Creepy is all that it was

I was expecting horror, or at least something that would make me afraid of the dark for a few days. The ‘creepiness’ really didn’t come in until later on in the story, after at least the 60% mark. Even then, I didn’t really find a lot of the events that weird, and in fact thought that Kipps was being melodramatic for what he was experiencing.

It also didn’t help that Hill’s descriptions of events sometimes wouldn’t be complete until after the scene was over, leaving you to go back in your mind and correct what you had already visualized.

The ending was also noticeably abrupt. The last scene Kipps described finished, and then there was one last paragraph before the book ended. There wasn’t any resolution, which I suppose is essential to a good ghost/horror novel, but it was so sudden that it took me a moment to realize I had actually finished.

Final Rating: ★★★☆☆

Overall?

It’s possible that I was expecting too much out of this book. While I enjoyed the Gothic feel of it, I found it quite lacking in development and actual scariness. 

Would I Recommend?

Probably not if you’re a fan of the movie. If you just want a good Gothic ghost story, then this could be the book for you.


 

Additional Information:

Published: October 10th, 1983

Publisher: Hamish Hamilton

Page Count: 216

Genre: Horror/Gothic/Mystery

Synopsis: via Goodreads

The classic ghost story by Susan Hill: a chilling tale about a menacing spectre haunting a small English town.

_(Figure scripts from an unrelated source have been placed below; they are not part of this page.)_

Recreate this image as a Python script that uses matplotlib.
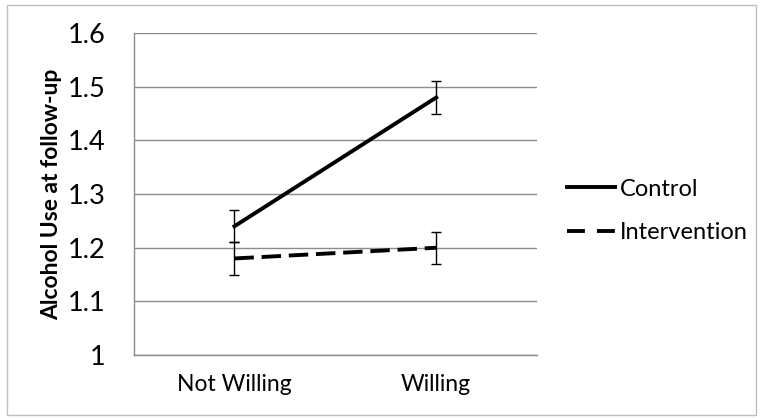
import numpy as np
import matplotlib.pyplot as plt
from matplotlib.patches import Rectangle
from matplotlib.lines import Line2D

plt.rcParams['font.family'] = ['Lato', 'DejaVu Sans']

categories = ["Not Willing", "Willing"]
control = [1.24, 1.48]
control_err = [0.03, 0.03]
intervention = [1.18, 1.20]
intervention_err = [0.03, 0.03]
yticks = [1, 1.1, 1.2, 1.3, 1.4, 1.5, 1.6]

fig = plt.figure(figsize=(7.6, 4.18), dpi=100)
ax = fig.add_axes([0.1757, 0.1507, 0.531, 0.770])

x = np.arange(len(categories))
grid_col = "#8c8c8c"
dash = (0, (5, 2))

ax.errorbar(x, control, yerr=control_err, color="black", lw=2.8,
            ecolor="black", elinewidth=1, capsize=3.5, capthick=1, zorder=3)
ax.errorbar(x, intervention, yerr=intervention_err, color="black", lw=2.8,
            ls=dash, ecolor="black", elinewidth=1, capsize=3.5,
            capthick=1, zorder=3)

ax.set_xlim(-0.5, 1.5)
ax.set_ylim(1, 1.6)
ax.set_yticks(yticks)
ax.set_yticklabels(["1", "1.1", "1.2", "1.3", "1.4", "1.5", "1.6"], fontsize=19.5)
ax.set_xticks(x)
ax.set_xticklabels(categories, fontsize=16.5)
ax.tick_params(length=0)
ax.tick_params(axis='y', pad=20)
ax.tick_params(axis='x', pad=14)
ax.yaxis.grid(True, color=grid_col, lw=1)
ax.set_axisbelow(True)
for s in ["top", "right"]:
    ax.spines[s].set_visible(False)
for s in ["left", "bottom"]:
    ax.spines[s].set_color(grid_col)
    ax.spines[s].set_linewidth(1)

ax.set_ylabel("Alcohol Use at follow-up", fontsize=16.5, fontweight="bold", labelpad=4)

handles = [Line2D([], [], color="black", lw=2.8),
           Line2D([], [], color="black", lw=2.8, ls=(0, (4.6, 3.1)))]
fig.legend(handles, ["Control", "Intervention"], loc="center left",
           bbox_to_anchor=(0.7337, 0.496), borderaxespad=0, frameon=False,
           fontsize=17, handlelength=2.03, handletextpad=0.21, labelspacing=0.94)

fig.patches.append(Rectangle((7/760, 3/418), 749/760, 410/418, transform=fig.transFigure,
                             fill=False, edgecolor="#bfbfbf", lw=1))

fig.savefig("out.png", dpi=100)
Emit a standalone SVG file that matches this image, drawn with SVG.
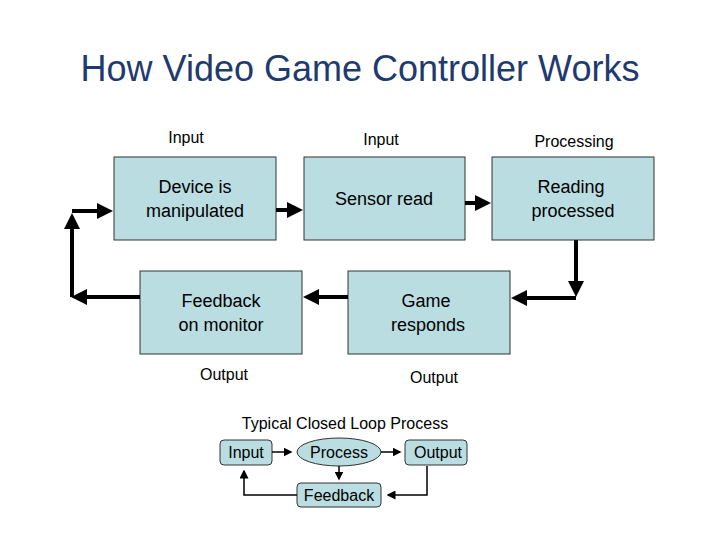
<svg xmlns="http://www.w3.org/2000/svg" width="720" height="540" viewBox="0 0 720 540">
<style>
text{font-family:"Liberation Sans",Arial,sans-serif;fill:#000}
.box{fill:#b9dde0;stroke:#333;stroke-width:1}
.t{font-size:18px;text-anchor:middle}
.l{font-size:16px;text-anchor:middle}
.s{font-size:16px;text-anchor:middle}
.c{fill:none;stroke:#000;stroke-width:4}
.c2{fill:none;stroke:#000;stroke-width:1.5}
</style>
<defs>
<marker id="a" markerWidth="4" markerHeight="4" refX="3" refY="2" orient="auto"><path d="M0,0L4,2L0,4z" fill="#000"/></marker>
<marker id="b" markerWidth="6" markerHeight="6" refX="5" refY="3" orient="auto"><path d="M0,0L6,3L0,6z" fill="#000"/></marker>
</defs>
<rect width="720" height="540" fill="#fff"/>
<text x="360" y="81" style="font-size:36px;text-anchor:middle;fill:#1f3a6e">How Video Game Controller Works</text>
<text class="l" x="186" y="143">Input</text>
<text class="l" x="381" y="145">Input</text>
<text class="l" x="574" y="147">Processing</text>
<text class="l" x="224" y="380">Output</text>
<text class="l" x="434" y="383">Output</text>
<g id="n1"><rect class="box" x="114" y="157" width="162" height="83"/><text class="t" x="195" y="193">Device is</text><text class="t" x="195" y="217">manipulated</text></g>
<g id="n2"><rect class="box" x="304" y="157" width="161" height="83"/><text class="t" x="384" y="205">Sensor read</text></g>
<g id="n3"><rect class="box" x="492" y="157" width="162" height="83"/><text class="t" x="571" y="193">Reading</text><text class="t" x="573" y="217">processed</text></g>
<g id="n4"><rect class="box" x="348" y="271" width="162" height="83"/><text class="t" x="426" y="307">Game</text><text class="t" x="428" y="331">responds</text></g>
<g id="n5"><rect class="box" x="140" y="271" width="162" height="83"/><text class="t" x="221" y="307">Feedback</text><text class="t" x="221" y="331">on monitor</text></g>
<text x="345" y="429" style="font-size:16px;text-anchor:middle">Typical Closed Loop Process</text>
<g id="s1"><rect class="box" x="220" y="440" width="52" height="25" rx="4"/><text class="s" x="246" y="458">Input</text></g>
<g id="s2"><ellipse class="box" cx="339" cy="452" rx="42" ry="14"/><text class="s" x="339" y="458">Process</text></g>
<g id="s3"><rect class="box" x="405" y="440" width="62" height="25" rx="4"/><text class="s" x="438" y="458">Output</text></g>
<g id="s4"><rect class="box" x="297" y="483" width="84" height="24" rx="4"/><text class="s" x="339" y="501">Feedback</text></g>
<g id="connectors">
<path class="c" d="M276,210H299" marker-end="url(#a)"/>
<path class="c" d="M465,203H487" marker-end="url(#a)"/>
<path class="c" d="M576,240V293" marker-end="url(#a)"/>
<path class="c" d="M576,298H515" marker-end="url(#a)"/>
<path class="c" d="M348,297H307" marker-end="url(#a)"/>
<path class="c" d="M140,297H75" marker-end="url(#a)"/>
<path class="c" d="M72,297V217" marker-end="url(#a)"/>
<path class="c" d="M72,211H109" marker-end="url(#a)"/>
<path class="c2" d="M272,452H291" marker-end="url(#b)"/>
<path class="c2" d="M381,452H400" marker-end="url(#b)"/>
<path class="c2" d="M339,466V479" marker-end="url(#b)"/>
<path class="c2" d="M297,495H244V471" marker-end="url(#b)"/>
<path class="c2" d="M427,466V495H388" marker-end="url(#b)"/>
</g>
</svg>
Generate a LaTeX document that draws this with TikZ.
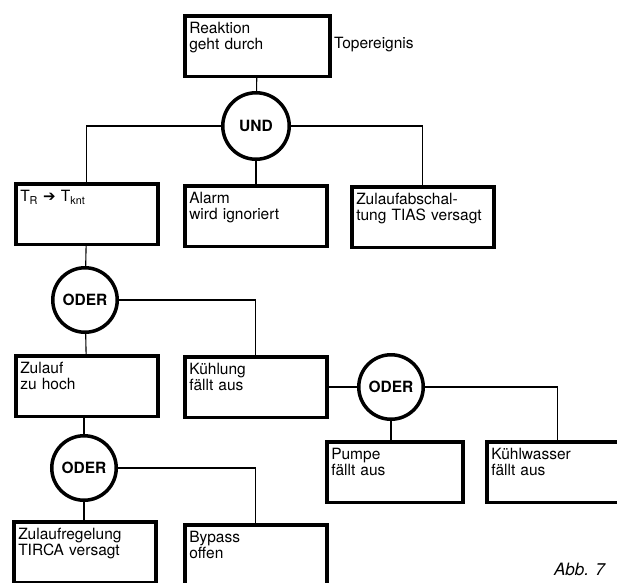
\documentclass[tikz,border=0pt]{standalone}
\usepackage{fontspec}
\setmainfont{TeX Gyre Heros}
\newfontfamily\symfont{DejaVu Sans}
\usetikzlibrary{positioning}

\tikzset{
  event/.style={draw, line width=3.5pt, anchor=north west, inner xsep=4.5pt, inner ysep=0pt,
    text width=133pt, text height=18pt, text depth=42.5pt, align=left,
    font=\fontsize{15.5}{16}\selectfont},
  gate/.style={circle, draw, line width=3.5pt, minimum size=64.5pt, inner sep=0pt,
    font=\fontsize{15.5}{16}\selectfont\bfseries},
  link/.style={line width=1.1pt}
}

\begin{document}
\begin{tikzpicture}[x=1pt, y=-1pt]
            \useasboundingbox (0,0) rectangle (617,582);

            % Events
            \foreach \name/\x/\y/\txt in {tr/14/182/{T\textsubscript{R} {\symfont\fontsize{15}{15}\selectfont ➔} T\textsubscript{knt}},
                alarm/183/184/{Alarm\\wird ignoriert}, tias/350/185/{Zulaufabschal-\\tung TIAS versagt},
                zulauf/14/354/{Zulauf\\zu hoch}, kuehl/183/355/{Kühlung\\fällt aus},
                kwasser/485/440/{Kühlwasser\\fällt aus}, regel/12/520/{Zulaufregelung\\TIRCA versagt},
                bypass/183/523/{Bypass\\offen}} {
                    \node[event] (\name) at (\x,\y) {\txt};
                }
            \node[event, text width=136pt] (top) at (183,14) {Reaktion\\geht durch};
            \node[event, text width=127pt] (pumpe) at (325,440) {Pumpe\\fällt aus};

            % Gates
            \node[gate, minimum size=66.5pt] (und) at (256,126) {UND};
            \node[gate] (oder1) at (85,300) {ODER};
            \node[gate] (oder2) at (391,387) {ODER};
            \node[gate] (oder3) at (84,468) {ODER};

            % Labels
            \node[anchor=base west, inner sep=0pt, font=\fontsize{15.5}{16}\selectfont] (toplabel) at (334,48) {Topereignis};
            \node[anchor=base west, inner sep=0pt, font=\fontsize{17}{20}\selectfont\itshape] (abb) at (554,575) {Abb. 7};

            % Connect the tree
            \draw[link] (top) -- (und);
            \draw[link] (und) -| (tr);
            \draw[link] (und.south) -- (und.south |- alarm.north);
            \draw[link] (und) -| (tias);
            \draw[link] (tr) -- (oder1);
            \draw[link] (oder1) -- (zulauf);
            \draw[link] (oder1) -| (kuehl);
            \draw[link] (kuehl.east |- oder2) -- (oder2);
            \draw[link] (oder2) -- (oder2 |- pumpe.north);
            \draw[link] (oder2) -| (kwasser);
            \draw[link] (oder3 |- zulauf.south) -- (oder3);
            \draw[link] (oder3) -- (oder3 |- regel.north);
            \draw[link] (oder3) -| (bypass);

        \end{tikzpicture}
\end{document}
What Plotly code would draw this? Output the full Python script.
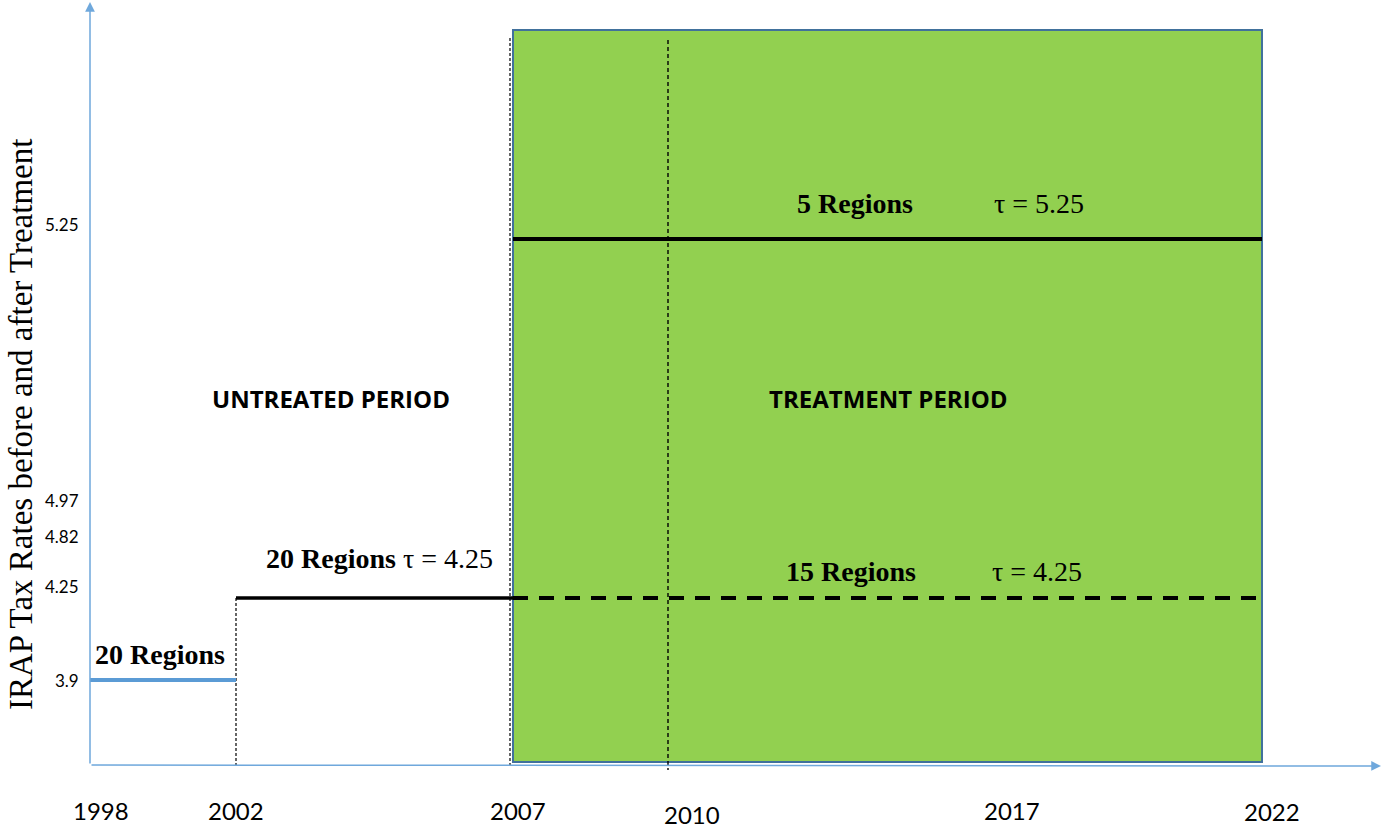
import plotly.graph_objects as go

# ---------------- data ----------------
years = [1998, 2002, 2007, 2010, 2017, 2022]
rate_ticks = [5.25, 4.97, 4.82, 4.25, 3.9]

seg_start = [1998, 2002, 2007, 2007]
seg_end = [2002, 2007, 2022, 2022]
seg_rate = [3.9, 4.25, 4.25, 5.25]
seg_regions = [20, 20, 15, 5]

period_labels = ["UNTREATED PERIOD", "TREATMENT PERIOD"]
y_title = "IRAP Tax Rates before and after Treatment"

treatment_start, treatment_end = 2007, 2022

# ---------------- schematic scale (layout) ----------------
# the diagram uses a hand-drawn, non-linear scale on both axes
year_pos = {1998: 90, 2002: 236, 2007: 513, 2010: 668, 2017: 1012, 2022: 1262}
rate_pos = {3.9: 680, 4.25: 598, 4.82: 536, 4.97: 500, 5.25: 239}
AX_X0, AX_Y0 = 90, 765

fig = go.Figure()

# treatment period box
fig.add_shape(type="rect", x0=year_pos[treatment_start], x1=year_pos[treatment_end],
              y0=30, y1=762, fillcolor="#92D050",
              line=dict(color="#41719C", width=2), layer="below")

# reference vertical lines
fig.add_shape(type="line", x0=year_pos[2002], x1=year_pos[2002], y0=rate_pos[4.25], y1=AX_Y0,
              line=dict(color="black", width=1.2, dash="3px,2px"), layer="below")
fig.add_shape(type="line", x0=year_pos[2007] - 3, x1=year_pos[2007] - 3, y0=38, y1=AX_Y0,
              line=dict(color="black", width=1.2, dash="3px,2px"), layer="below")
fig.add_shape(type="line", x0=year_pos[2010], x1=year_pos[2010], y0=40, y1=770,
              line=dict(color="black", width=1.4, dash="4px,3px"), layer="below")

# rate segments
styles = [
    dict(color="#5B9BD5", width=4),
    dict(color="black", width=3.5),
    dict(color="black", width=4, dash="15px,11px"),
    dict(color="black", width=4),
]
for s, e, r, st in zip(seg_start, seg_end, seg_rate, styles):
    fig.add_trace(go.Scatter(x=[year_pos[s], year_pos[e]], y=[rate_pos[r], rate_pos[r]],
                             mode="lines", line=st, hoverinfo="skip", showlegend=False))

serif = "Liberation Serif"
sans = "Lato"

def txt(x, y, text, size=28, family=serif, **kw):
    fig.add_annotation(x=x, y=y, text=text, showarrow=False,
                       font=dict(family=family, size=size, color="black"),
                       xanchor=kw.pop("xanchor", "center"), yanchor="middle", **kw)

# segment labels
txt(160, 654, f"<b>{seg_regions[0]} Regions</b>")
txt(379, 558, f"<b>{seg_regions[1]} Regions</b> τ = {seg_rate[1]}")
txt(851, 571, f"<b>{seg_regions[2]} Regions</b>")
txt(1037, 571, f"τ = {seg_rate[2]}")
txt(855, 203, f"<b>{seg_regions[3]} Regions</b>")
txt(1039, 203, f"τ = {seg_rate[3]}")

# period labels
txt(331, 398, f"<b>{period_labels[0]}</b>", size=24, family="Open Sans")
txt(888, 398, f"<b>{period_labels[1]}</b>", size=24, family="Open Sans")

# y title
txt(21, 425, y_title, size=33, textangle=-90, borderpad=0)

# y tick labels
tick_row = {5.25: 224, 4.97: 500, 4.82: 536, 4.25: 586, 3.9: 680}
for v in rate_ticks:
    txt(81, tick_row[v], f"{v}", size=17, family=sans, xanchor="right")

# x tick labels
label_shift = {1998: 11, 2002: 0, 2007: 5, 2010: 24, 2017: 0, 2022: 10}
label_row = {1998: 810, 2002: 810, 2007: 810, 2010: 814, 2017: 810, 2022: 811}
for yv in years:
    txt(year_pos[yv] + label_shift[yv], label_row[yv], str(yv), size=24, family=sans)

# axes with arrows
axis_col = "#6FA8DC"
fig.add_annotation(x=AX_X0, y=2, ax=AX_X0, ay=AX_Y0, axref="x", ayref="y", xref="x", yref="y",
                   text="", showarrow=True, arrowhead=2, arrowsize=1.3, arrowwidth=1.5,
                   arrowcolor=axis_col)
fig.add_annotation(x=1381, y=AX_Y0 + 1, ax=AX_X0, ay=AX_Y0, axref="x", ayref="y", xref="x", yref="y",
                   text="", showarrow=True, arrowhead=2, arrowsize=1.3, arrowwidth=1.5,
                   arrowcolor=axis_col)

fig.update_layout(
    width=1382, height=829,
    margin=dict(l=0, r=0, t=0, b=0),
    paper_bgcolor="white", plot_bgcolor="white",
    xaxis=dict(range=[0, 1382], visible=False, fixedrange=True),
    yaxis=dict(range=[829, 0], visible=False, fixedrange=True),
)

fig.write_html("out.html", config={"displayModeBar": False},
               post_script="document.body.style.margin='0';document.body.style.overflow='hidden';")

Arthur Kipps is an up-and-coming London solicitor who is sent to Crythin Gifford—a faraway town in the windswept salt marshes beyond Nine Lives Causeway—to attend the funeral and settle the affairs of a client, Mrs. Alice Drablow of Eel Marsh House. Mrs. Drablow’s house stands at the end of the causeway, wreathed in fog and mystery, but Kipps is unaware of the tragic secrets that lie hidden behind its sheltered windows. The routine business trip he anticipated quickly takes a horrifying turn when he finds himself haunted by a series of mysterious sounds and images—a rocking chair in a deserted nursery, the eerie sound of a pony and trap, a child’s scream in the fog, and, most terrifying of all, a ghostly woman dressed all in black. Psychologically terrifying and deliciously eerie, The Woman in Black is a remarkable thriller of the first rate.